* _To be done_:
Reproduce all the material exactly, minus any pictures it holds.

* _Data extract_:

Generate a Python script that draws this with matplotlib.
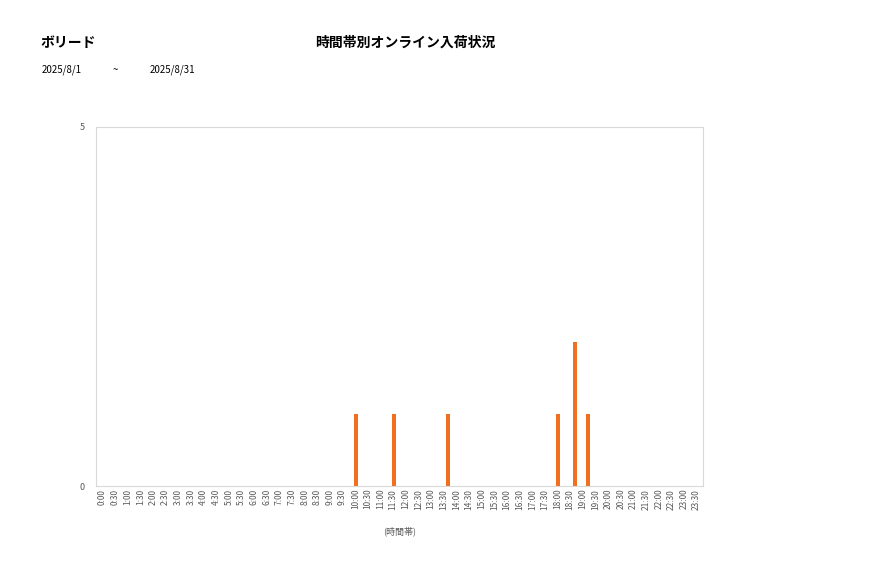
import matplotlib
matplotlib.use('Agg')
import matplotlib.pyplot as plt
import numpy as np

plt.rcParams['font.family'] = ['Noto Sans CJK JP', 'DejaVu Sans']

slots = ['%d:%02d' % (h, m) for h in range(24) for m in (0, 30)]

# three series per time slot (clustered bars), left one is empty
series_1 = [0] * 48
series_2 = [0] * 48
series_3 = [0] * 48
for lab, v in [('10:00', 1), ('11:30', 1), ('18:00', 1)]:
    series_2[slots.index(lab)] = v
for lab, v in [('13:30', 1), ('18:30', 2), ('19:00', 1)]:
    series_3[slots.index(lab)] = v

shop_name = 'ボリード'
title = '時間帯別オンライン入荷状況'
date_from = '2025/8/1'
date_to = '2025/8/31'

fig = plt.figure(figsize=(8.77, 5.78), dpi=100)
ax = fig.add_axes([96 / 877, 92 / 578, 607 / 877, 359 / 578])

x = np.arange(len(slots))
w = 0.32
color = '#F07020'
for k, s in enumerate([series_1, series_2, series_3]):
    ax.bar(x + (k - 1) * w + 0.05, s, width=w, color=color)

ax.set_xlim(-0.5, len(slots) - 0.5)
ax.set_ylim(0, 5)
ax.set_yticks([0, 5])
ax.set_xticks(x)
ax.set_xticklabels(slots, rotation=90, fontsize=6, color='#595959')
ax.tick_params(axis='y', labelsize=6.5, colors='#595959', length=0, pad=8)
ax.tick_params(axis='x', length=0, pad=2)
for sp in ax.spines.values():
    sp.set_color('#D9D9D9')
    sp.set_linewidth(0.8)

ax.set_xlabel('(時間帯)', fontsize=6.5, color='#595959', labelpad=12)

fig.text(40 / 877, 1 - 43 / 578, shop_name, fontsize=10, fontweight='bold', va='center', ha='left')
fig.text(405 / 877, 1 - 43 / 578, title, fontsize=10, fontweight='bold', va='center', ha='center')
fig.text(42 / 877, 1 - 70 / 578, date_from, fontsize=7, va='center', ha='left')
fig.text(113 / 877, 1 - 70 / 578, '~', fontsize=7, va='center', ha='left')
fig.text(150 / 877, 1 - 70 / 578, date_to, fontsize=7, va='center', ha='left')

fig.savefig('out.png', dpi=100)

* _Exercise output_:
Generate a Python script that draws this with matplotlib.
import matplotlib
matplotlib.use('Agg')
import matplotlib.pyplot as plt
import numpy as np

plt.rcParams['font.family'] = ['Noto Sans CJK JP', 'DejaVu Sans']

slots = ['%d:%02d' % (h, m) for h in range(24) for m in (0, 30)]

# three series per time slot (clustered bars), left one is empty
series_1 = [0] * 48
series_2 = [0] * 48
series_3 = [0] * 48
for lab, v in [('10:00', 1), ('11:30', 1), ('18:00', 1)]:
    series_2[slots.index(lab)] = v
for lab, v in [('13:30', 1), ('18:30', 2), ('19:00', 1)]:
    series_3[slots.index(lab)] = v

shop_name = 'ボリード'
title = '時間帯別オンライン入荷状況'
date_from = '2025/8/1'
date_to = '2025/8/31'

fig = plt.figure(figsize=(8.77, 5.78), dpi=100)
ax = fig.add_axes([96 / 877, 92 / 578, 607 / 877, 359 / 578])

x = np.arange(len(slots))
w = 0.32
color = '#F07020'
for k, s in enumerate([series_1, series_2, series_3]):
    ax.bar(x + (k - 1) * w + 0.05, s, width=w, color=color)

ax.set_xlim(-0.5, len(slots) - 0.5)
ax.set_ylim(0, 5)
ax.set_yticks([0, 5])
ax.set_xticks(x)
ax.set_xticklabels(slots, rotation=90, fontsize=6, color='#595959')
ax.tick_params(axis='y', labelsize=6.5, colors='#595959', length=0, pad=8)
ax.tick_params(axis='x', length=0, pad=2)
for sp in ax.spines.values():
    sp.set_color('#D9D9D9')
    sp.set_linewidth(0.8)

ax.set_xlabel('(時間帯)', fontsize=6.5, color='#595959', labelpad=12)

fig.text(40 / 877, 1 - 43 / 578, shop_name, fontsize=10, fontweight='bold', va='center', ha='left')
fig.text(405 / 877, 1 - 43 / 578, title, fontsize=10, fontweight='bold', va='center', ha='center')
fig.text(42 / 877, 1 - 70 / 578, date_from, fontsize=7, va='center', ha='left')
fig.text(113 / 877, 1 - 70 / 578, '~', fontsize=7, va='center', ha='left')
fig.text(150 / 877, 1 - 70 / 578, date_to, fontsize=7, va='center', ha='left')

fig.savefig('out.png', dpi=100)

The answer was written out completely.